The laws of physics don't work well with you here when you have very weak signals from space competing with local, very strong signals on the ground, and only a few MHz apart in the GHz range. That was the original reason satellite based signals have their OWN spectrum. While it stinks for Lightspeed, they should know they never should have really gotten that spectrum from the FCC in the first place. The FCC dropped the ball on this one, but perhaps that's not too surprising how much corporations can buy influence in Washington these days.

Comment Re:Sucks for Lightsquared (Score 5, Informative) 178

The GPS units are not faulty. The spectrum they use are reserved for SATELLITE reception, not terrestrial broadcast. The signal levels received are so incredibly weak, that it is quite difficult, certainly not cheap, to build filters to filter out a nearby signal that is several order of magnitude stronger than yours. The spectrum was reserved, by the FCC, such that the neighboring spectrum would be like weak signals, which makes building receivers with high sensitivity possible and affordable.

I am sorry, but it was lightspeed who deceptively came in, got the spectrum, then changed from a mostly satellite based service (which would have been fine in that spectrum), to one consisting of tens of thousands of TERRESTRIAL transmitters in the L1 band, that simply overpower the nearby satellite downlink signals.

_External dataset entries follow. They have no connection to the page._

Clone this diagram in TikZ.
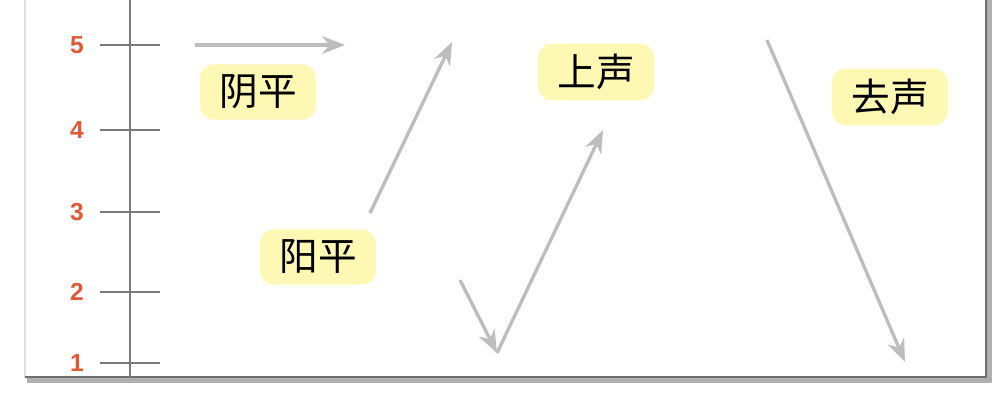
\documentclass[tikz,border=0pt]{standalone}
\usepackage{fontspec}
\newfontfamily\cjk{Noto Sans CJK SC}
\setsansfont{Liberation Sans}
\usepackage{tikz}
\usetikzlibrary{arrows.meta,positioning}
\definecolor{AxisGray}{HTML}{7A7A7A}
\definecolor{ArrowGray}{HTML}{BDBDBD}
\definecolor{NumRed}{HTML}{DD5A35}
\definecolor{LabelYellow}{HTML}{FDF8B4}
\definecolor{FrameDark}{HTML}{6E6E6E}

\begin{document}
\begin{tikzpicture}[x=0.02cm,y=-0.02cm,
    tick/.style={AxisGray,line width=1.4pt},
    num/.style={NumRed,font=\sffamily\bfseries\fontsize{14}{16}\selectfont,inner sep=1pt},
    tone/.style={ArrowGray,line width=1.9pt,-{Stealth[length=13pt,width=10pt]}},
    tonebox/.style={fill=LabelYellow,rounded corners=8pt,inner xsep=11pt,inner ysep=6pt,
      font=\cjk\fontsize{22}{24}\selectfont}]
  \useasboundingbox (0,0) rectangle (998,397);
  % frame of the card
  \draw[black!12,line width=1pt] (25,0) -- (25,378);
  \draw[FrameDark!55,line width=3pt] (27,380) -- (989,380) -- (989,0);
  \draw[FrameDark,line width=1.4pt] (25,377) -- (986,377) -- (986,0);
  % pitch scale
  \coordinate (top) at (130,0);
  \coordinate (bot) at (130,378);
  \draw[AxisGray,line width=1.4pt] (top) -- (bot);
  \foreach \v/\y in {5/45,4/130,3/212,2/292,1/363}{
    \coordinate (tl\v) at (100,\y);
    \coordinate (tr\v) at (160,\y);
    \draw[tick] (tl\v) -- (tr\v);
    \node[num,left=8pt] (n\v) at (tl\v) {\v};
  }
  % tone contours
  \coordinate (a0) at (195,45);  \coordinate (a1) at (345,45);
  \coordinate (b0) at (370,213); \coordinate (b1) at (452,42);
  \coordinate (c0) at (460,280); \coordinate (c1) at (497,353);
  \coordinate (c2) at (603,130);
  \coordinate (d0) at (767,40);  \coordinate (d1) at (905,362);
  \draw[tone] (a0) -- (a1);
  \draw[tone] (b0) -- (b1);
  \draw[tone] (c0) -- (c1);
  \draw[tone] (c1) -- (c2);
  \draw[tone] (d0) -- (d1);
  % tone names
  \node[tonebox] (yinping) at (258,92) {阴平};
  \node[tonebox] (yangping) at (318,257) {阳平};
  \node[tonebox] (shangsheng) at (596,72) {上声};
  \node[tonebox] (qusheng) at (890,97) {去声};
\end{tikzpicture}
\end{document}
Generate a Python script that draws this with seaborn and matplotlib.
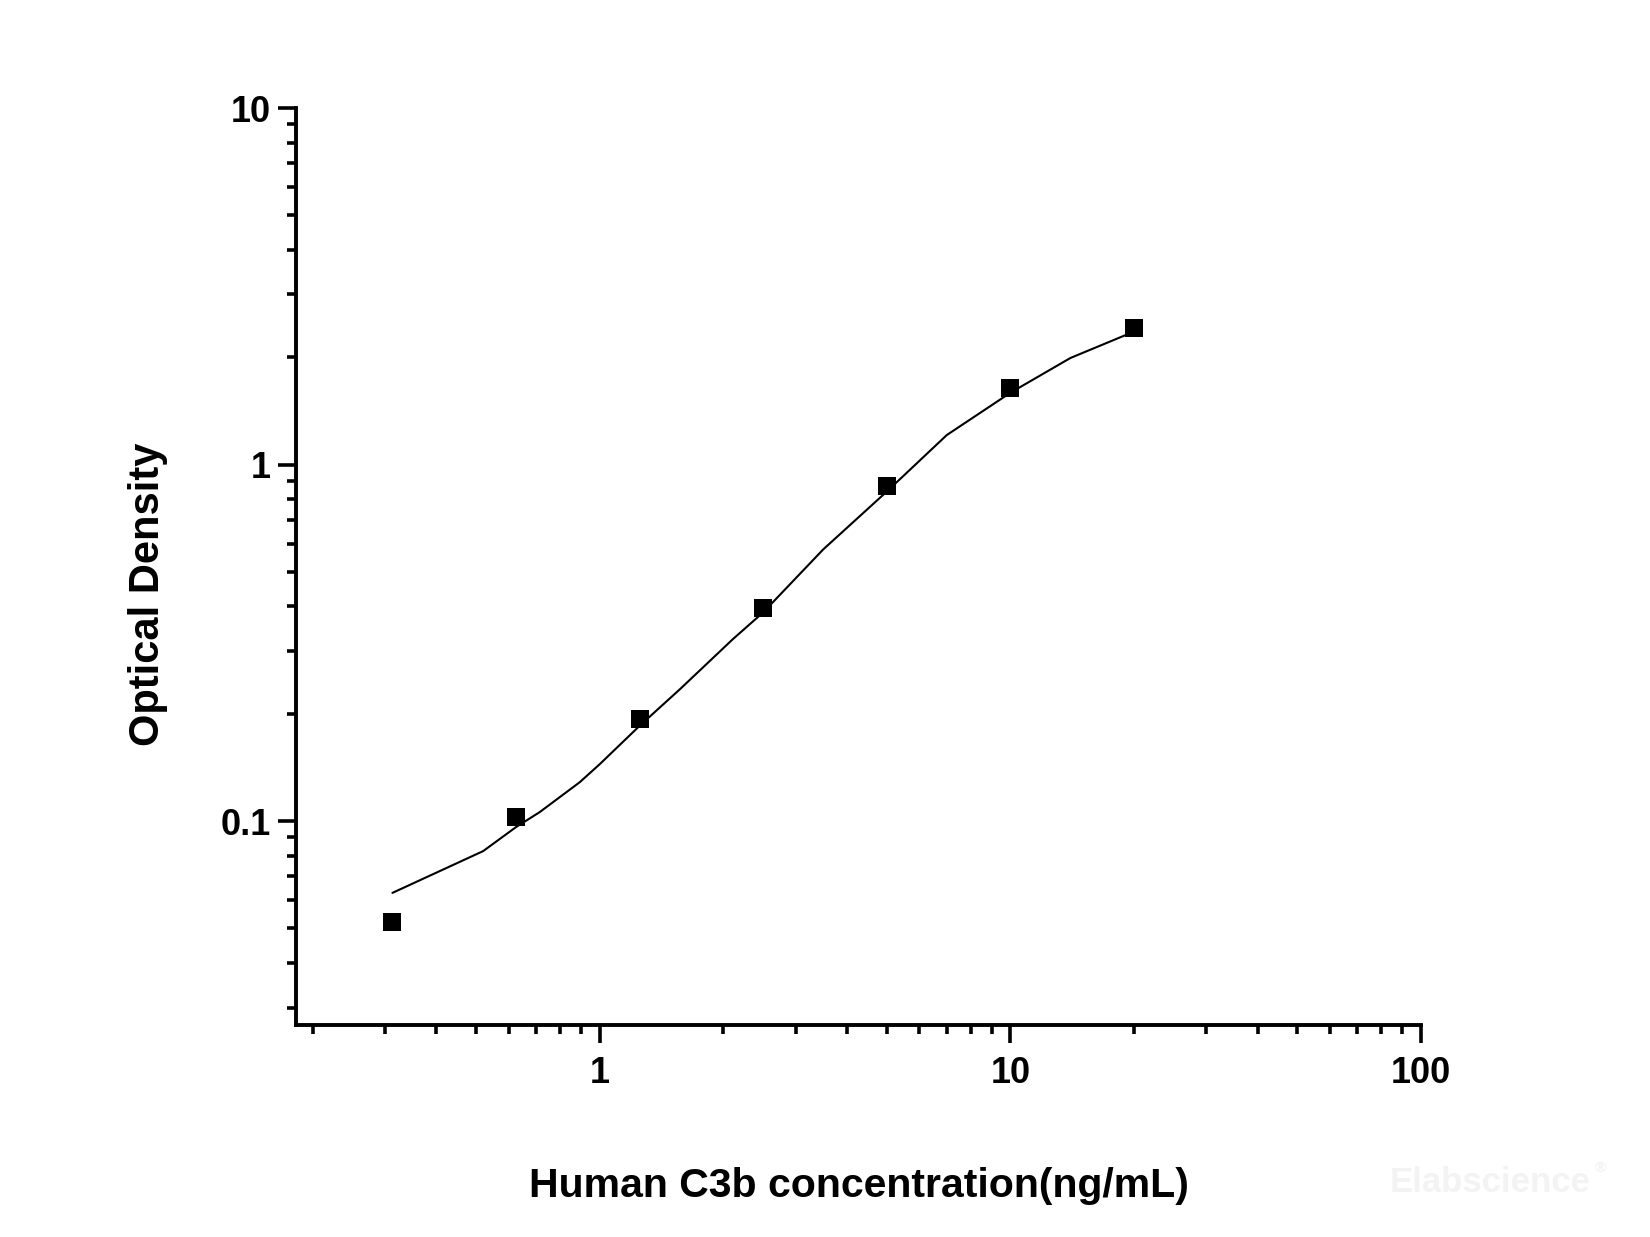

You just cannot build a high sensitivity receiver with a filter strong enough to filter out that kind of interference.

The FCC never should have granted them a go ahead in that frequency band in the first place.

Comment Re:Other Motivation? (Score 5, Insightful) 101

Wish I mod points. This is the crux of the entire problem. These satellite downlink frequencies were originally setup by the FCC for only that use. Now that the FCC messed up and allowed this to proceed we have a completely different ballgame - satellite downlink frequencies being transmitted at terrestrial locations and high power levels, but the existing receiving equipment (some 10-15 years old), is supposed to continue to work in an environment like this?

Existing receivers do not expect that kind of high power/close neighbor interfence because A> to have to filter it would reduce the received signal and sensitivity anyway (lower performance), B> any such filtering would be more expensive (power and cost), C> no filtering is required since the FCC already made sure no one would be swamping the signal by effectively keeping this area of spectrum "quiet" (or at least the received signals are all at similar power levels with sufficient guard bands).

There are other frequencies and better receivers, but these are not your cheapo handheld battery powered GPS receivers. So while technical solutions might be found going forward, the real problem is that most of the commercial GPS equipment will basically stop working - so who should pay to replace everyone's GPS (from handheld's, to in car units, iPhone's, etc)??